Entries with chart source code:

— Begin —

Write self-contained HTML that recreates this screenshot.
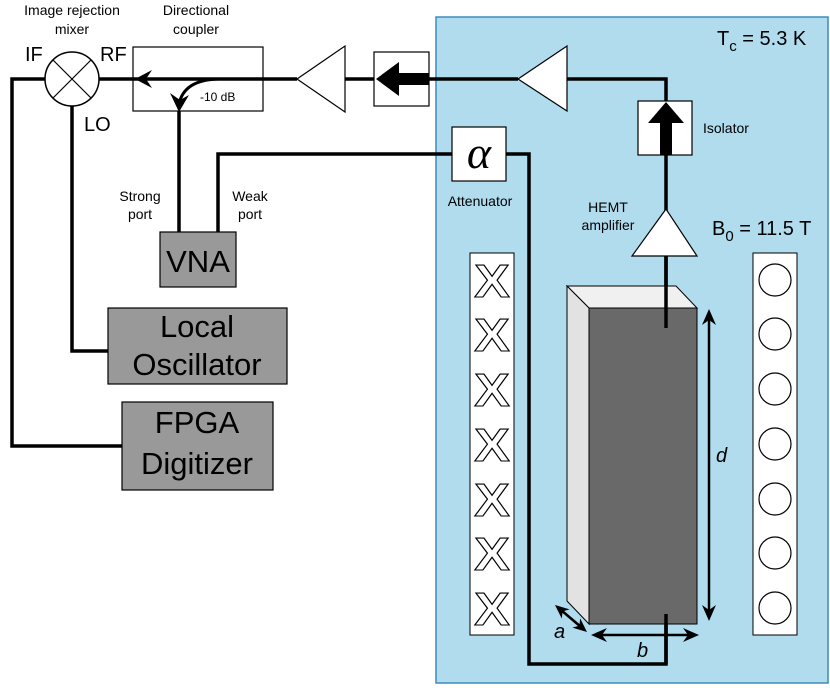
<!DOCTYPE html>
<html><head><meta charset="utf-8"><style>html,body{margin:0;padding:0;background:#fff}svg{display:block}</style></head>
<body>
<svg width="830" height="688" viewBox="0 0 830 688" xmlns="http://www.w3.org/2000/svg" font-family="Liberation Sans, sans-serif">
<rect x="436" y="17" width="392" height="666" fill="#b0dcee" stroke="#3a8dbd" stroke-width="1.5"/>
<g fill="none" stroke="#000" stroke-width="3.5">
<path d="M45,79 H12 V446 H123"/>
<path d="M72,106 V351 H108"/>
<path d="M99,79 H297"/>
<path d="M345,79 H518"/>
<path d="M567,79 H666 V328"/>
<path d="M179,232 V111"/>
<path d="M218,232 V154 H452"/>
<path d="M506,154 H529 V664 H666 V614"/>
</g>
<!-- mixer -->
<circle cx="72" cy="79" r="27" fill="#fff" stroke="#000" stroke-width="1.5"/>
<path d="M53,60 L91,98 M91,60 L53,98" stroke="#000" stroke-width="1.2"/>
<!-- coupler -->
<rect x="133" y="47" width="130" height="64" fill="none" stroke="#000" stroke-width="1.2"/>
<path d="M135,79 L152,70 L146,79 L152,88Z" fill="#000"/>
<path d="M218,79 Q184,80 179,104" fill="none" stroke="#000" stroke-width="3"/>
<path d="M170,93 L179,112 L189,95 L180,100Z" fill="#000"/>
<text x="200" y="101" font-size="12">-10 dB</text>
<!-- amp1 -->
<polygon points="297,79 345,46 345,112" fill="#fff" stroke="#000" stroke-width="1.2"/>
<!-- isolator left -->
<rect x="374" y="52" width="55" height="54" fill="#fff" stroke="#000" stroke-width="1.2"/>
<path d="M429,73 H399 V62 L376,79 L399,96 V85 H429Z" fill="#000"/>
<!-- amp2 -->
<polygon points="518,79 567,46 567,111" fill="#fff" stroke="#000" stroke-width="1.2"/>
<!-- isolator vertical -->
<rect x="638" y="101" width="54" height="54" fill="#fff" stroke="#000" stroke-width="1.2"/>
<path d="M660,155 V123 H648 L666,102 L684,123 H672 V155Z" fill="#000"/>
<!-- HEMT -->
<polygon points="666,209 632,256 697,256" fill="#fff" stroke="#000" stroke-width="1.2"/>
<!-- attenuator -->
<rect x="452" y="127" width="54" height="54" fill="#fff" stroke="#000" stroke-width="1.2"/>
<text x="479" y="168" font-size="46" font-family="Liberation Serif, serif" font-style="italic" text-anchor="middle">α</text>
<!-- columns -->
<rect x="470" y="253" width="44" height="382" fill="#fff" stroke="#000" stroke-width="1"/>
<rect x="753" y="253" width="44" height="382" fill="#fff" stroke="#000" stroke-width="1"/>
<g font-size="46" font-weight="bold" fill="#fff" stroke="#000" stroke-width="1.1" text-anchor="middle" transform="translate(492 0) scale(1.15 1) translate(-492 0)">
<text x="492" y="297">X</text><text x="492" y="351">X</text><text x="492" y="406">X</text><text x="492" y="461">X</text><text x="492" y="516">X</text><text x="492" y="570">X</text><text x="492" y="625">X</text>
</g>
<g fill="#fff" stroke="#000" stroke-width="1.2">
<circle cx="775" cy="280" r="16"/><circle cx="775" cy="334" r="16"/><circle cx="775" cy="389" r="16"/><circle cx="775" cy="444" r="16"/><circle cx="775" cy="499" r="16"/><circle cx="775" cy="553" r="16"/><circle cx="775" cy="608" r="16"/>
</g>
<!-- bar -->
<polygon points="567,286 676,286 697,308 589,308" fill="#f0f0f0" stroke="#000" stroke-width="1"/>
<polygon points="567,286 589,308 589,624 567,601" fill="#e2e2e2" stroke="#000" stroke-width="1"/>
<rect x="589" y="308" width="108" height="316" fill="#696969" stroke="#000" stroke-width="1"/>
<path d="M666,256 V328 M666,614 V664" stroke="#000" stroke-width="3.5"/>
<!-- dims -->
<g stroke="#000" stroke-width="2.5" fill="none">
<path d="M709,318 V612"/>
<path d="M600,635 H690"/>
<path d="M561,610 L581,627"/>
</g>
<g fill="#000">
<path d="M709,309 L716,325 L709,320 L702,325Z"/>
<path d="M709,621 L716,605 L709,610 L702,605Z"/>
<path d="M591,635 L607,628 L602,635 L607,642Z"/>
<path d="M699,635 L683,628 L688,635 L683,642Z"/>
<path d="M555,605 L569.6,609.4 L562.6,611.4 L561.8,618.6Z"/>
<path d="M587,632 L572.4,627.6 L579.4,625.6 L580.2,618.4Z"/>
</g>
<g font-size="20" font-style="italic">
<text x="716" y="462">d</text><text x="637" y="657">b</text><text x="554" y="638">a</text>
</g>
<!-- grey boxes -->
<g fill="#999" stroke="#000" stroke-width="1.2">
<rect x="160" y="232" width="76" height="55"/>
<rect x="108" y="308" width="179" height="76"/>
<rect x="122" y="402" width="151" height="88"/>
</g>
<g font-size="31" text-anchor="middle">
<text x="198" y="272">VNA</text>
<text x="197" y="337">Local</text><text x="197" y="375">Oscillator</text>
<text x="197" y="433">FPGA</text><text x="197" y="474">Digitizer</text>
</g>
<!-- labels -->
<g font-size="14" text-anchor="middle">
<text x="72" y="15">Image rejection</text><text x="72" y="34">mixer</text>
<text x="196" y="15">Directional</text><text x="196" y="34">coupler</text>
<text x="140" y="201">Strong</text><text x="140" y="219">port</text>
<text x="250" y="201">Weak</text><text x="250" y="219">port</text>
<text x="480" y="206">Attenuator</text>
<text x="608" y="212">HEMT</text><text x="608" y="230">amplifier</text>
</g>
<text x="703" y="133" font-size="14">Isolator</text>
<g font-size="20">
<text x="25" y="61">IF</text><text x="100" y="61">RF</text><text x="84" y="131">LO</text>
<text x="717" y="45">T<tspan font-size="15" dy="6">c</tspan><tspan dy="-6"> = 5.3 K</tspan></text>
<text x="712" y="235">B<tspan font-size="15" dy="6">0</tspan><tspan dy="-6"> = 11.5 T</tspan></text>
</g>
</svg>
</body></html>
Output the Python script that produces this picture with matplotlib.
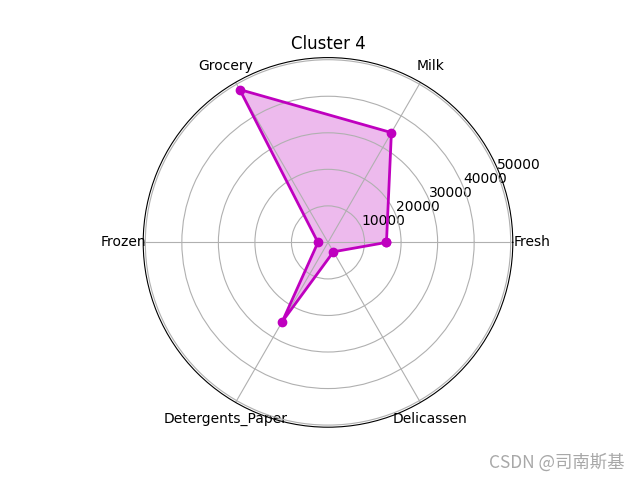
import numpy as np
import matplotlib
matplotlib.use("Agg")
from matplotlib import pyplot as plt

# Cluster centre values
labels = ["Fresh", "Milk", "Grocery", "Frozen", "Detergents_Paper", "Delicassen"]
values = [16000, 34700, 48300, 2750, 25000, 2970]

angles = np.linspace(0, 2 * np.pi, len(labels), endpoint=False)
data = np.concatenate((values, [values[0]]))
angles_closed = np.concatenate((angles, [angles[0]]))

fig = plt.figure(figsize=(6.4, 4.8), dpi=100)
ax = fig.add_subplot(111, polar=True)
ax.plot(angles_closed, data, "mo-", linewidth=2)
ax.fill(angles_closed, data, facecolor="m", alpha=0.27)
ax.set_thetagrids(angles * 180 / np.pi, labels)
ax.set_title("Cluster 4")
ax.grid(True)

fig.text(0.976, 0.017, "CSDN @司南斯基", ha="right", va="bottom",
         color="#a8a8a8", fontsize=12.5,
         family=["Noto Sans CJK SC", "DejaVu Sans"])

plt.savefig("out.png")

— End —

**SET PROBLEM:** Without the pictures, extract every entry verbatim.

**COMPLETE ANSWER:**
Write self-contained HTML that recreates this screenshot.
<!DOCTYPE html>
<html><head><meta charset="utf-8"><style>html,body{margin:0;padding:0;background:#fff}svg{display:block}</style></head>
<body>
<svg width="830" height="688" viewBox="0 0 830 688" xmlns="http://www.w3.org/2000/svg" font-family="Liberation Sans, sans-serif">
<rect x="436" y="17" width="392" height="666" fill="#b0dcee" stroke="#3a8dbd" stroke-width="1.5"/>
<g fill="none" stroke="#000" stroke-width="3.5">
<path d="M45,79 H12 V446 H123"/>
<path d="M72,106 V351 H108"/>
<path d="M99,79 H297"/>
<path d="M345,79 H518"/>
<path d="M567,79 H666 V328"/>
<path d="M179,232 V111"/>
<path d="M218,232 V154 H452"/>
<path d="M506,154 H529 V664 H666 V614"/>
</g>
<!-- mixer -->
<circle cx="72" cy="79" r="27" fill="#fff" stroke="#000" stroke-width="1.5"/>
<path d="M53,60 L91,98 M91,60 L53,98" stroke="#000" stroke-width="1.2"/>
<!-- coupler -->
<rect x="133" y="47" width="130" height="64" fill="none" stroke="#000" stroke-width="1.2"/>
<path d="M135,79 L152,70 L146,79 L152,88Z" fill="#000"/>
<path d="M218,79 Q184,80 179,104" fill="none" stroke="#000" stroke-width="3"/>
<path d="M170,93 L179,112 L189,95 L180,100Z" fill="#000"/>
<text x="200" y="101" font-size="12">-10 dB</text>
<!-- amp1 -->
<polygon points="297,79 345,46 345,112" fill="#fff" stroke="#000" stroke-width="1.2"/>
<!-- isolator left -->
<rect x="374" y="52" width="55" height="54" fill="#fff" stroke="#000" stroke-width="1.2"/>
<path d="M429,73 H399 V62 L376,79 L399,96 V85 H429Z" fill="#000"/>
<!-- amp2 -->
<polygon points="518,79 567,46 567,111" fill="#fff" stroke="#000" stroke-width="1.2"/>
<!-- isolator vertical -->
<rect x="638" y="101" width="54" height="54" fill="#fff" stroke="#000" stroke-width="1.2"/>
<path d="M660,155 V123 H648 L666,102 L684,123 H672 V155Z" fill="#000"/>
<!-- HEMT -->
<polygon points="666,209 632,256 697,256" fill="#fff" stroke="#000" stroke-width="1.2"/>
<!-- attenuator -->
<rect x="452" y="127" width="54" height="54" fill="#fff" stroke="#000" stroke-width="1.2"/>
<text x="479" y="168" font-size="46" font-family="Liberation Serif, serif" font-style="italic" text-anchor="middle">α</text>
<!-- columns -->
<rect x="470" y="253" width="44" height="382" fill="#fff" stroke="#000" stroke-width="1"/>
<rect x="753" y="253" width="44" height="382" fill="#fff" stroke="#000" stroke-width="1"/>
<g font-size="46" font-weight="bold" fill="#fff" stroke="#000" stroke-width="1.1" text-anchor="middle" transform="translate(492 0) scale(1.15 1) translate(-492 0)">
<text x="492" y="297">X</text><text x="492" y="351">X</text><text x="492" y="406">X</text><text x="492" y="461">X</text><text x="492" y="516">X</text><text x="492" y="570">X</text><text x="492" y="625">X</text>
</g>
<g fill="#fff" stroke="#000" stroke-width="1.2">
<circle cx="775" cy="280" r="16"/><circle cx="775" cy="334" r="16"/><circle cx="775" cy="389" r="16"/><circle cx="775" cy="444" r="16"/><circle cx="775" cy="499" r="16"/><circle cx="775" cy="553" r="16"/><circle cx="775" cy="608" r="16"/>
</g>
<!-- bar -->
<polygon points="567,286 676,286 697,308 589,308" fill="#f0f0f0" stroke="#000" stroke-width="1"/>
<polygon points="567,286 589,308 589,624 567,601" fill="#e2e2e2" stroke="#000" stroke-width="1"/>
<rect x="589" y="308" width="108" height="316" fill="#696969" stroke="#000" stroke-width="1"/>
<path d="M666,256 V328 M666,614 V664" stroke="#000" stroke-width="3.5"/>
<!-- dims -->
<g stroke="#000" stroke-width="2.5" fill="none">
<path d="M709,318 V612"/>
<path d="M600,635 H690"/>
<path d="M561,610 L581,627"/>
</g>
<g fill="#000">
<path d="M709,309 L716,325 L709,320 L702,325Z"/>
<path d="M709,621 L716,605 L709,610 L702,605Z"/>
<path d="M591,635 L607,628 L602,635 L607,642Z"/>
<path d="M699,635 L683,628 L688,635 L683,642Z"/>
<path d="M555,605 L569.6,609.4 L562.6,611.4 L561.8,618.6Z"/>
<path d="M587,632 L572.4,627.6 L579.4,625.6 L580.2,618.4Z"/>
</g>
<g font-size="20" font-style="italic">
<text x="716" y="462">d</text><text x="637" y="657">b</text><text x="554" y="638">a</text>
</g>
<!-- grey boxes -->
<g fill="#999" stroke="#000" stroke-width="1.2">
<rect x="160" y="232" width="76" height="55"/>
<rect x="108" y="308" width="179" height="76"/>
<rect x="122" y="402" width="151" height="88"/>
</g>
<g font-size="31" text-anchor="middle">
<text x="198" y="272">VNA</text>
<text x="197" y="337">Local</text><text x="197" y="375">Oscillator</text>
<text x="197" y="433">FPGA</text><text x="197" y="474">Digitizer</text>
</g>
<!-- labels -->
<g font-size="14" text-anchor="middle">
<text x="72" y="15">Image rejection</text><text x="72" y="34">mixer</text>
<text x="196" y="15">Directional</text><text x="196" y="34">coupler</text>
<text x="140" y="201">Strong</text><text x="140" y="219">port</text>
<text x="250" y="201">Weak</text><text x="250" y="219">port</text>
<text x="480" y="206">Attenuator</text>
<text x="608" y="212">HEMT</text><text x="608" y="230">amplifier</text>
</g>
<text x="703" y="133" font-size="14">Isolator</text>
<g font-size="20">
<text x="25" y="61">IF</text><text x="100" y="61">RF</text><text x="84" y="131">LO</text>
<text x="717" y="45">T<tspan font-size="15" dy="6">c</tspan><tspan dy="-6"> = 5.3 K</tspan></text>
<text x="712" y="235">B<tspan font-size="15" dy="6">0</tspan><tspan dy="-6"> = 11.5 T</tspan></text>
</g>
</svg>
</body></html>
Output the Python script that produces this picture with matplotlib.
import numpy as np
import matplotlib
matplotlib.use("Agg")
from matplotlib import pyplot as plt

# Cluster centre values
labels = ["Fresh", "Milk", "Grocery", "Frozen", "Detergents_Paper", "Delicassen"]
values = [16000, 34700, 48300, 2750, 25000, 2970]

angles = np.linspace(0, 2 * np.pi, len(labels), endpoint=False)
data = np.concatenate((values, [values[0]]))
angles_closed = np.concatenate((angles, [angles[0]]))

fig = plt.figure(figsize=(6.4, 4.8), dpi=100)
ax = fig.add_subplot(111, polar=True)
ax.plot(angles_closed, data, "mo-", linewidth=2)
ax.fill(angles_closed, data, facecolor="m", alpha=0.27)
ax.set_thetagrids(angles * 180 / np.pi, labels)
ax.set_title("Cluster 4")
ax.grid(True)

fig.text(0.976, 0.017, "CSDN @司南斯基", ha="right", va="bottom",
         color="#a8a8a8", fontsize=12.5,
         family=["Noto Sans CJK SC", "DejaVu Sans"])

plt.savefig("out.png")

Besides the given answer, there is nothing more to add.